Die-Stacked DRAM: Memory, Cache, or MemCache?

by   Mohammad Bakhshalipour, et al.

Die-stacked DRAM is a promising solution for satisfying the ever-increasing memory bandwidth requirements of multi-core processors. Manufacturing technology has enabled stacking several gigabytes of DRAM modules on the active die, thereby providing orders of magnitude higher bandwidth as compared to the conventional DIMM-based DDR memories. Nevertheless, die-stacked DRAM, due to its limited capacity, cannot accommodate entire datasets of modern big-data applications. Therefore, prior proposals use it either as a sizable memory-side cache or as a part of the software-visible main memory. Cache designs can adapt themselves to the dynamic variations of applications but suffer from the tag storage/latency/bandwidth overhead.

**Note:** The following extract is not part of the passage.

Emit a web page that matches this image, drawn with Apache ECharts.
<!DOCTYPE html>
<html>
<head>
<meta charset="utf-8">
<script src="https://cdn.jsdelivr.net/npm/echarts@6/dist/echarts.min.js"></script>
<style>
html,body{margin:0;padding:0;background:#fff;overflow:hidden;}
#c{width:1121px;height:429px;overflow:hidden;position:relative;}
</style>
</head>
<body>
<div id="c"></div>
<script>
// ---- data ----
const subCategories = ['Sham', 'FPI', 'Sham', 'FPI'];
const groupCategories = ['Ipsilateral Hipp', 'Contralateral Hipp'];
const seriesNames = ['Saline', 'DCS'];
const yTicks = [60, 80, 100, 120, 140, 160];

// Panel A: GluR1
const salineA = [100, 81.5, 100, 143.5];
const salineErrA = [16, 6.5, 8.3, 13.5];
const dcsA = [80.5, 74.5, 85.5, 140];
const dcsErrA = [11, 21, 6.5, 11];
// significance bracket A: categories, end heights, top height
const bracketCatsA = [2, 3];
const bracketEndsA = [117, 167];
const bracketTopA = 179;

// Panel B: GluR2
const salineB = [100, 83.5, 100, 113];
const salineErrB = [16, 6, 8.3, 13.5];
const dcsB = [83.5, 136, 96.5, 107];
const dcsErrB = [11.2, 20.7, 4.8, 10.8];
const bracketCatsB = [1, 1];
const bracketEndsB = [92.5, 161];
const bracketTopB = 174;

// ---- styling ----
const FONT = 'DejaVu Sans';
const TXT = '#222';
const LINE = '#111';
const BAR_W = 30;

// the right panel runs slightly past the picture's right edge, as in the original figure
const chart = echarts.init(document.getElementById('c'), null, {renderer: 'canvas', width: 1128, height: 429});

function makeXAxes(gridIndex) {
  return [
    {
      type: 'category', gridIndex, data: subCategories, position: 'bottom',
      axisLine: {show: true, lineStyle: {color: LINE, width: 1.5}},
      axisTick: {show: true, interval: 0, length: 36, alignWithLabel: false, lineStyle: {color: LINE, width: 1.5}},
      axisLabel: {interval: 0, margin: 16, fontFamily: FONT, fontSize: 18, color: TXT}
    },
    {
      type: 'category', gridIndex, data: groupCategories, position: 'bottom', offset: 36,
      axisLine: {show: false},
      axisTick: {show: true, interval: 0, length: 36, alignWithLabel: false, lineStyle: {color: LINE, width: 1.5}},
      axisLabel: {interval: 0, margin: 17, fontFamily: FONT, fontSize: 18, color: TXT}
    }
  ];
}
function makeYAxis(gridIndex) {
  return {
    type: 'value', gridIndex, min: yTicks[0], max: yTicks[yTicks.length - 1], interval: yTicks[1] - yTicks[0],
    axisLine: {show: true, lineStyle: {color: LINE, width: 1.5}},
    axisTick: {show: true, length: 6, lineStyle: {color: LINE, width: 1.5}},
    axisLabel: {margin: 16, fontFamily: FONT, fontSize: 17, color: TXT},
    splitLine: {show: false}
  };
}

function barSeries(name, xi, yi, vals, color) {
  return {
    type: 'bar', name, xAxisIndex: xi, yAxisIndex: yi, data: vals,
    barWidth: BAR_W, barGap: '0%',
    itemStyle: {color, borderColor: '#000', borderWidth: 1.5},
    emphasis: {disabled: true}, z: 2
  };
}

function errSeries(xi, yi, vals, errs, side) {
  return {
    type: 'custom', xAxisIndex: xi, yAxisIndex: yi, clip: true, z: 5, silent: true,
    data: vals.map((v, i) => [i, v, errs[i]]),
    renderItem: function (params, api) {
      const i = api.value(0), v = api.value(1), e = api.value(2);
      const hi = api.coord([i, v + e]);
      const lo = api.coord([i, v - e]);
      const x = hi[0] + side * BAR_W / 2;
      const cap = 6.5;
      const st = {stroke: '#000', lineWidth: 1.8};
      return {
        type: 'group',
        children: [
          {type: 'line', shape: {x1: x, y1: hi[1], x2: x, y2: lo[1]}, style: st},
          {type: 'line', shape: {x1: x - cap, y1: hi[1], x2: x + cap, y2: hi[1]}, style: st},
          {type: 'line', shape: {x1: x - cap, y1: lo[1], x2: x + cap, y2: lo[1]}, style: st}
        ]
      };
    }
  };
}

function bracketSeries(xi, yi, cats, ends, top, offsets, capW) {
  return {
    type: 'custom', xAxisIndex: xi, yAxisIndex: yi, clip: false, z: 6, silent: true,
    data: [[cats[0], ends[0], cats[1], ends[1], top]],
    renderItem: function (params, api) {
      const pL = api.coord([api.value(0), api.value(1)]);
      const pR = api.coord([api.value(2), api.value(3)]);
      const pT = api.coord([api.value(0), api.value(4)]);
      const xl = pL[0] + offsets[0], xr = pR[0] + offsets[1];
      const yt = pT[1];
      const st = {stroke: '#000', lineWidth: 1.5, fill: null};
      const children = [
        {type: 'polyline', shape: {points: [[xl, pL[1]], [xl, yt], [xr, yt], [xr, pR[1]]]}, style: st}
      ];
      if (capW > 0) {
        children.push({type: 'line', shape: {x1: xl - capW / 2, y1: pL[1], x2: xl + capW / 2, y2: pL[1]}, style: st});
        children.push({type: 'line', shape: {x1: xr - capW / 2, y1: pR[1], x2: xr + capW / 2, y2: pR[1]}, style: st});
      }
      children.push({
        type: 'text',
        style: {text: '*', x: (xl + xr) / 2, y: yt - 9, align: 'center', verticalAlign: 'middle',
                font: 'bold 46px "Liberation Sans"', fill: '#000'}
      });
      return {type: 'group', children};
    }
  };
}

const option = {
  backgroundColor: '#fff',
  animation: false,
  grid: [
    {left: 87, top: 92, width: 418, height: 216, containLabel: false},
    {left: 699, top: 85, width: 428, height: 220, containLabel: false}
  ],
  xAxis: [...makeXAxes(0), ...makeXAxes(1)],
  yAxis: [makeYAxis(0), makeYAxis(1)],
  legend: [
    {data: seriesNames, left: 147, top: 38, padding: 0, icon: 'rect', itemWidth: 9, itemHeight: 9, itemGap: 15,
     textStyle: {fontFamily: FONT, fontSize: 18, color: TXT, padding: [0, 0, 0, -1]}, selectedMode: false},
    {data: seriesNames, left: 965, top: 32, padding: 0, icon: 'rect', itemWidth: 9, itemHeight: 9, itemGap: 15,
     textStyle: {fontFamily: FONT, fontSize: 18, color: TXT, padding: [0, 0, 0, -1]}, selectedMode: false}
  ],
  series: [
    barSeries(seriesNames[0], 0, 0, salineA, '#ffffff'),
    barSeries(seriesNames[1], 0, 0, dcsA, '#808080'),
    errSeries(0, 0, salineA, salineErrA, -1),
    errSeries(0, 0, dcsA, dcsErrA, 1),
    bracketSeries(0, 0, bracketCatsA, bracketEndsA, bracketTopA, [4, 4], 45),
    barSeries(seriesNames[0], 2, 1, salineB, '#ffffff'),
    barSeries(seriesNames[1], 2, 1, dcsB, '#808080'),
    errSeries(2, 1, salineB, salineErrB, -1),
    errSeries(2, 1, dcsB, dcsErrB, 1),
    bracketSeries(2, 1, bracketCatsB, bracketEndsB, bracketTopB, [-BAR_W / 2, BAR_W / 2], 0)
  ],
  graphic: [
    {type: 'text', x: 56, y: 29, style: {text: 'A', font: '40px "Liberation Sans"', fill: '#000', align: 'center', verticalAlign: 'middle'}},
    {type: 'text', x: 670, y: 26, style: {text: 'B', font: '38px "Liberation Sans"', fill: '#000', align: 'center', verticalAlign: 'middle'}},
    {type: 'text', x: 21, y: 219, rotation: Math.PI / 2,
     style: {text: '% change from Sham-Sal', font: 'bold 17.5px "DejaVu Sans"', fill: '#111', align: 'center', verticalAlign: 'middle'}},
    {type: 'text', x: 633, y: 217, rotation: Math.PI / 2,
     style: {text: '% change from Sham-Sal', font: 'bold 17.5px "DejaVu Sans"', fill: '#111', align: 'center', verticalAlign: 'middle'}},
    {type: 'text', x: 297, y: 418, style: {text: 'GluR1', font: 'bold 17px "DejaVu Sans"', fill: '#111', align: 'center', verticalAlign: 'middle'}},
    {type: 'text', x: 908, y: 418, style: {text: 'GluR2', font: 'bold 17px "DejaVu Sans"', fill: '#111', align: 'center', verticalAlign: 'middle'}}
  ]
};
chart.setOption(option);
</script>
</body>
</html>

On the other hand, memory designs eliminate the need for tags, and hence, provide efficient access to data, but are unable to capture the dynamic behaviors of applications due to their static nature. In this work, we make a case for using the die-stacked DRAM partly as main memory and partly as a cache. We observe that in modern big-data applications there are many hot pages with a large number of accesses. Based on this observation, we propose to use a portion of the die-stacked DRAM as main memory to host hot pages, enabling serving a significant number of the accesses from the high-bandwidth DRAM without the overhead of tag-checking, and manage the rest of the DRAM as a cache, for capturing the dynamic behavior of applications. In this proposal, a software procedure pre-processes the application and determines hot pages, then asks the OS to map them to the memory portion of the die-stacked DRAM. The cache portion of the die-stacked DRAM is managed by hardware, caching data allocated in the off-chip memory.